Armando Martínez de la Rosa
Sabbath
Pasábamos unos días de campamento mi hermano Nacho y yo en la playa de Melaque y decidimos caminar al roquedal que forma la bahía a mano derecha viendo hacia el mar.
Éramos adolescentes con gusto por los riesgos. Ya un año antes, los dos habíamos nadado en Miramar hasta donde estaban unos barcos que encallaron en el ciclón de 1959 y el mar los corroía lentamente. En el casco de uno se había formado, con la suba de la marea, una suerte de alberca de agua tibia calentada por el sol. Cruzamos nadando la bahía y llegamos a los buques, entramos a la alberca, nadamos ahí un rato, exploramos y volvimos por mar a la playa sin pensar que un bicho marino, un tiburón, por ejemplo, merodeara por ahí.
De niños, nadando en las olas de El Paraíso, tuvimos que salir a cuanto podíamos cuando desde la playa nos hicieron señas de regresar. Obedecimos. Ya a salvo, vimos la aleta de un escualo faenando por la vida atrás de las olas donde nos encontrábamos minutos antes. Cosas que pasan, dijimos.
En otra ocasión, con un poco más de edad, en Barra de Navidad, ambos servimos de “guías” a un par de turistas gringas un poco mayores que nosotros que nos invitaron a cruzar la boca del estero y explorar la “isla” del otro lado. El desenlace es de esas historias que se guardan en la memoria.
En Melaque, nos dio por explorar el roquedal y fuimos caminando. Había un sendero al pie del cerro que bordeaba el mar. Llegamos a la punta y estuvimos un buen rato buceando. El agua era transparente y el fondo marino era atractivo, lleno de bichos: corales, peces, moluscos, de esos que antes abundaban en las playas en el tiempo en que había pocos turistas.
Un rato más tarde, se acercó un bote inflable con un motorcito de esos de agua dulce. Navegaban en las tranquilas aguas dos pescadores con cañas de supermercado, de esas de novatos que no prenden ni chopas.
Lance tras lance, se les atoró en el fondo rocoso un anzuelo. No sabían cómo resolver el problemón. Nos pidieron ayuda. Nadamos unos 50 metros hacia el botecito, nos sumergimos y a unos 6 metros de profundidad les destrabamos el anzuelo. Nos dieron las gracias. Con el cuerpo en el agua, nos sostuvimos con los brazos en la diminuta embarcación mientras platicábamos. Dijeron ser de Guadalajara. Luego, nos avisaron que regresarían a la playa.

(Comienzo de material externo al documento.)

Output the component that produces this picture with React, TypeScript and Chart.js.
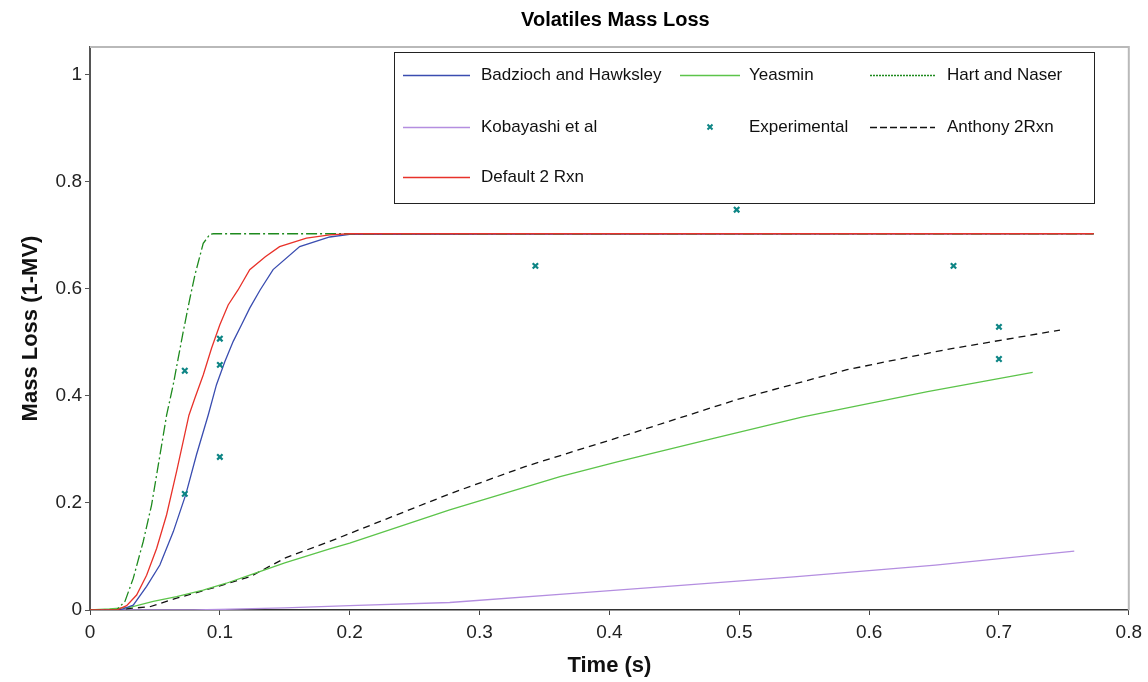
import React, { useEffect, useRef } from 'react';
import { Chart, registerables } from 'chart.js';

Chart.register(...registerables);

// ---- data (time in s, mass loss 1-MV) ----
const badziochT = [0, 0.023, 0.0333, 0.0436, 0.0538, 0.0641, 0.0738, 0.082, 0.091, 0.0974, 0.1038, 0.1103, 0.1167, 0.123, 0.131, 0.141, 0.1615, 0.1846, 0.2, 0.773];
const badziochV = [0, 0, 0.009, 0.044, 0.084, 0.146, 0.216, 0.29, 0.364, 0.421, 0.464, 0.502, 0.533, 0.564, 0.598, 0.636, 0.679, 0.697, 0.702, 0.703];

const yeasminT = [0, 0.015, 0.0308, 0.0487, 0.0667, 0.0872, 0.105, 0.123, 0.15, 0.1846, 0.2, 0.277, 0.362, 0.406, 0.481, 0.549, 0.645, 0.726];
const yeasminV = [0, 0.002, 0.005, 0.016, 0.025, 0.037, 0.05, 0.065, 0.088, 0.114, 0.125, 0.187, 0.249, 0.277, 0.321, 0.361, 0.408, 0.444];

const hartT = [0, 0.0205, 0.0269, 0.0333, 0.041, 0.0474, 0.0526, 0.059, 0.0641, 0.0679, 0.0718, 0.0769, 0.0808, 0.0872, 0.0923, 0.095, 0.773];
const hartV = [0, 0, 0.016, 0.059, 0.128, 0.196, 0.271, 0.364, 0.421, 0.47, 0.52, 0.582, 0.626, 0.685, 0.702, 0.703, 0.703];

const kobayashiT = [0, 0.08, 0.1, 0.15, 0.2, 0.277, 0.372, 0.45, 0.542, 0.651, 0.758];
const kobayashiV = [0, 0, 0.001, 0.004, 0.008, 0.014, 0.031, 0.045, 0.062, 0.084, 0.11];

const expT = [0.073, 0.073, 0.1, 0.1, 0.1, 0.343, 0.498, 0.665, 0.7, 0.7];
const expV = [0.447, 0.217, 0.507, 0.458, 0.286, 0.643, 0.748, 0.643, 0.529, 0.469];

const anthonyT = [0, 0.019, 0.031, 0.046, 0.0667, 0.1, 0.123, 0.151, 0.1846, 0.2, 0.277, 0.335, 0.413, 0.498, 0.583, 0.658, 0.747];
const anthonyV = [0, 0, 0.003, 0.006, 0.022, 0.045, 0.062, 0.098, 0.128, 0.143, 0.217, 0.268, 0.327, 0.393, 0.449, 0.486, 0.523];

const defaultT = [0, 0.0205, 0.0282, 0.0359, 0.0436, 0.0513, 0.059, 0.0667, 0.0762, 0.0808, 0.0872, 0.0936, 0.1, 0.1064, 0.114, 0.123, 0.135, 0.146, 0.1667, 0.1846, 0.2, 0.773];
const defaultV = [0, 0, 0.008, 0.028, 0.065, 0.115, 0.178, 0.259, 0.364, 0.396, 0.439, 0.489, 0.533, 0.57, 0.598, 0.636, 0.66, 0.679, 0.695, 0.701, 0.703, 0.703];

const xTicks = [0, 0.1, 0.2, 0.3, 0.4, 0.5, 0.6, 0.7, 0.8];
const yTicks = [0, 0.2, 0.4, 0.6, 0.8, 1];

const titleText = 'Volatiles Mass Loss';
const xTitle = 'Time (s)';
const yTitle = 'Mass Loss (1-MV)';

const FONT = '"Liberation Sans", Arial, Helvetica, sans-serif';

const pts = (t: number[], v: number[]) => t.map((x, i) => ({ x, y: v[i] }));
const fmt = (v: number) => String(parseFloat(Number(v).toFixed(2)));

// chart title, centred over the plot area
const titlePlugin = {
  id: 'plotTitle',
  afterDraw(chart: any) {
    const { ctx, chartArea } = chart;
    ctx.save();
    ctx.font = 'bold 20px ' + FONT;
    ctx.fillStyle = '#000000';
    ctx.textAlign = 'center';
    ctx.textBaseline = 'middle';
    ctx.fillText(titleText, (chartArea.left + chartArea.right) / 2 + 6, 20);
    ctx.restore();
  },
};

// legend drawn inside the plot, in a framed box
const legendPlugin = {
  id: 'boxLegend',
  afterDraw(chart: any) {
    const ctx = chart.ctx;
    const box = { x: 394.5, y: 52.5, w: 700, h: 151 };
    ctx.save();
    ctx.fillStyle = '#ffffff';
    ctx.fillRect(box.x, box.y, box.w, box.h);
    ctx.strokeStyle = '#222222';
    ctx.lineWidth = 1;
    ctx.strokeRect(box.x, box.y, box.w, box.h);
    const rowsY = [75, 127, 177];
    const cols = [
      { x0: 403, x1: 470, tx: 481 },
      { x0: 680, x1: 740, tx: 749 },
      { x0: 870, x1: 935, tx: 947 },
    ];
    ctx.font = '17px ' + FONT;
    ctx.textBaseline = 'middle';
    ctx.textAlign = 'left';
    chart.data.datasets.forEach((ds: any, i: number) => {
      const r = Math.floor(i / 3);
      const c = cols[i % 3];
      const y = rowsY[r];
      if (ds.showLine === false) {
        const cx = (c.x0 + c.x1) / 2;
        ctx.strokeStyle = ds.borderColor;
        ctx.lineWidth = 2;
        ctx.setLineDash([]);
        ctx.beginPath();
        ctx.moveTo(cx - 2.5, y - 2.5);
        ctx.lineTo(cx + 2.5, y + 2.5);
        ctx.moveTo(cx + 2.5, y - 2.5);
        ctx.lineTo(cx - 2.5, y + 2.5);
        ctx.stroke();
      } else {
        ctx.strokeStyle = ds.borderColor;
        ctx.lineWidth = ds.legendWidth || 1.3;
        ctx.setLineDash(ds.legendDash || []);
        ctx.beginPath();
        ctx.moveTo(c.x0, y + 0.5);
        ctx.lineTo(c.x1, y + 0.5);
        ctx.stroke();
      }
      ctx.setLineDash([]);
      ctx.fillStyle = '#111111';
      ctx.fillText(ds.label, c.tx, y);
    });
    ctx.restore();
  },
};

const framePlugin = {
  id: 'grayFrame',
  beforeDatasetsDraw(chart: any) {
    const { ctx, chartArea } = chart;
    ctx.save();
    ctx.strokeStyle = '#b9b9b9';
    ctx.lineWidth = 2;
    ctx.beginPath();
    ctx.moveTo(chartArea.left, chartArea.top);
    ctx.lineTo(chartArea.right, chartArea.top);
    ctx.lineTo(chartArea.right, chartArea.bottom);
    ctx.stroke();
    ctx.restore();
  },
};

export default function App() {
  const ref = useRef<HTMLCanvasElement | null>(null);

  useEffect(() => {
    if (!ref.current) return;
    const lineBase = { showLine: true, pointRadius: 0, pointHoverRadius: 0, borderWidth: 1.3, tension: 0, fill: false };
    const chart = new Chart(ref.current, {
      type: 'scatter',
      data: {
        datasets: [
          { ...lineBase, label: 'Badzioch and Hawksley', data: pts(badziochT, badziochV), borderColor: '#3a4db0', backgroundColor: '#3a4db0', order: 3 },
          { ...lineBase, label: 'Yeasmin', data: pts(yeasminT, yeasminV), borderColor: '#5cc44a', backgroundColor: '#5cc44a', order: 4 },
          { ...lineBase, label: 'Hart and Naser', data: pts(hartT, hartV), borderColor: '#1e8a1e', backgroundColor: '#1e8a1e', borderDash: [11, 3, 2, 3], legendDash: [2, 1], legendWidth: 1.6, order: 2 },
          { ...lineBase, label: 'Kobayashi et al', data: pts(kobayashiT, kobayashiV), borderColor: '#b48ee0', backgroundColor: '#b48ee0', order: 6 },
          { label: 'Experimental', data: pts(expT, expV), showLine: false, pointStyle: 'crossRot', pointRadius: 3.8, pointBorderWidth: 2.2, borderColor: '#0d8585', backgroundColor: '#0d8585', order: -1 },
          { ...lineBase, label: 'Anthony 2Rxn', data: pts(anthonyT, anthonyV), borderColor: '#111111', backgroundColor: '#111111', borderDash: [7, 5], legendDash: [7, 3], order: 5 },
          { ...lineBase, label: 'Default 2 Rxn', data: pts(defaultT, defaultV), borderColor: '#e8322a', backgroundColor: '#e8322a', order: 1 },
        ] as any,
      },
      options: {
        responsive: false,
        animation: false,
        devicePixelRatio: 1,
        layout: { padding: { top: 47, right: 18, bottom: 0, left: 0 } },
        plugins: {
          legend: { display: false },
          tooltip: { enabled: false },
          title: { display: false },
        },
        scales: {
          x: {
            type: 'linear',
            min: 0,
            max: 0.8,
            afterBuildTicks: (axis: any) => { axis.ticks = xTicks.map((value) => ({ value })); },
            afterFit: (axis: any) => { axis.height = 72; },
            ticks: { color: '#222222', font: { family: FONT, size: 19 }, padding: 6, callback: (v: any) => fmt(v), maxRotation: 0, autoSkip: false },
            grid: { display: true, drawOnChartArea: false, drawTicks: true, tickLength: 5, color: '#444444', lineWidth: 1 },
            border: { display: true, color: '#333333', width: 1.5 },
            title: { display: true, text: xTitle, color: '#111111', font: { family: FONT, size: 22, weight: 'bold' }, padding: { top: 0, bottom: 3 } },
          },
          y: {
            type: 'linear',
            min: 0,
            max: 1.052,
            afterBuildTicks: (axis: any) => { axis.ticks = yTicks.map((value) => ({ value })); },
            afterFit: (axis: any) => { axis.width = 90; },
            ticks: { color: '#222222', font: { family: FONT, size: 19 }, padding: 3, callback: (v: any) => fmt(v), autoSkip: false },
            grid: { display: true, drawOnChartArea: false, drawTicks: true, tickLength: 5, color: '#555555', lineWidth: 1 },
            border: { display: true, color: '#555555', width: 2 },
            title: { display: true, text: yTitle, color: '#111111', font: { family: FONT, size: 22, weight: 'bold' }, padding: { top: 18, bottom: 0 } },
          },
        },
      } as any,
      plugins: [framePlugin, legendPlugin, titlePlugin],
    });
    return () => chart.destroy();
  }, []);

  return (
    <div style={{ position: 'absolute', left: 0, top: 0, width: 1148, height: 682, background: '#ffffff' }}>
      <canvas ref={ref} width={1148} height={682} style={{ display: 'block', width: 1148, height: 682 }} />
    </div>
  );
}
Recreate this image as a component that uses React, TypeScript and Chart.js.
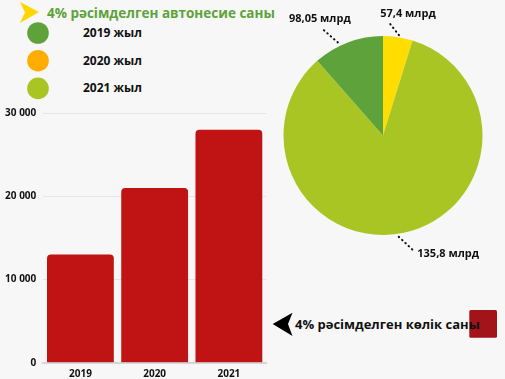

En ese mismo momento, desde el sendero en tierra, un hombre nos gritó: -¡Ey, tengan cuidado. Acabamos de ver unos tiburones por ahí- y apuntó a unos 100 metros de donde nos encontrábamos.
Ante el peligro, les pedimos que nos llevaran a unos metros de las rocas. -No nos puede a todos el bote- dijo el que iba al mando.
Sorprendidos, Nacho y yo nos miramos. No alcanzábamos a entender a esos tipos que habíamos ayudado y ahora, ante el peligro, nos dejaban en el mar.
-Pues a nadar- propuso Nacho. –A nadar en ch…- respondí. Y salimos más veloces que nadadores olímpicos. Creo que rompimos el récord mundial de 50 metros. Nos pusimos a salvo en tierra en un instante, aunque al subir por las rocas de la orilla pisamos erizos, ni dolor sentíamos.
Emprendimos la caminata de regreso. En el trayecto, vimos a los “tiburones”. Era una pareja de delfines que el hombre que nos alertó confundió con escualos.
Han pasado muchas décadas desde aquel suceso y todavía, cuando lo recuerdo, suelo pensar: Esos tapatíos del botecito, ¡qué hijos de su rpm! Luego me río.